As the momentum for private and commercial flying accelerated during the early 1920s, the climate was finally ripe for an air tour. When the Ford event was announced, Walter Beech, Lloyd Stearman and Clyde Cessna, management’s “top guns” at Travel Air that year, were quick to enter three airplanes. The trio of biplanes easily met the entry requirements stipulated by Ford, which included a maximum speed of more than 80 mph carrying the pilot and a payload of 0.5-lb. per cubic inch of engine displacement. The payload could consist of a passenger, ballast or a combination of both.
The inaugural “Ford Tour,” as it became known, was sponsored by the Society of Automotive Engineers (SAE) and the Detroit Aviation Society managed the event. The Tour was flown over a 1,000-mile course divided into 10 individual legs from Detroit to Chicago, to Omaha, St. Joseph, Kansas City; thence to St. Louis, Indianapolis, Columbus, Cleveland and back to Detroit. The Travel Air Model A (assigned Tour number “0”) was piloted by E.K. Campbell, one of the original Travel Air distributors, and the two other ships were flown by Walter Beech (Tour number “4”) and “Chief” Bowhan (Tour number ”2”), a local pilot who often flew for the company.
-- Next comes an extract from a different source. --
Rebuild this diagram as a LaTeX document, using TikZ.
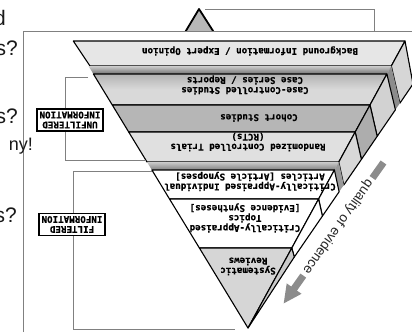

Campbell and Bowhan each carried two passengers but Beech carried only one. Total payload for each airplane included 335 lb. for Campbell, 315.5 lb. for Bowhan and 286.5 lb. for Beech.
When the Tour was completed, 11 of the 17 entrants finished with a perfect score, including the three Travel Airs that flew the route without any mechanical malfunctions. Each of these entrants was awarded $350 and their names were engraved on a massive trophy provided by Edsel Ford. In 1926 Walter Beech and Brice Goldsborough (Pioneer Instrument Company) teamed up to win the Ford Tour flying a Model BW powered by a 200 horsepower Wright J-4 static, air-cooled radial engine. Events such as the Ford Tour helped to thrust the reliability of the airplane into the public arena. In addition, it provided small manufacturers such as Travel Air the opportunity to demonstrate the design and performance attributes of their airplanes, and to shine the spotlight on the infant aviation manufacturing business in Wichita, Kansas.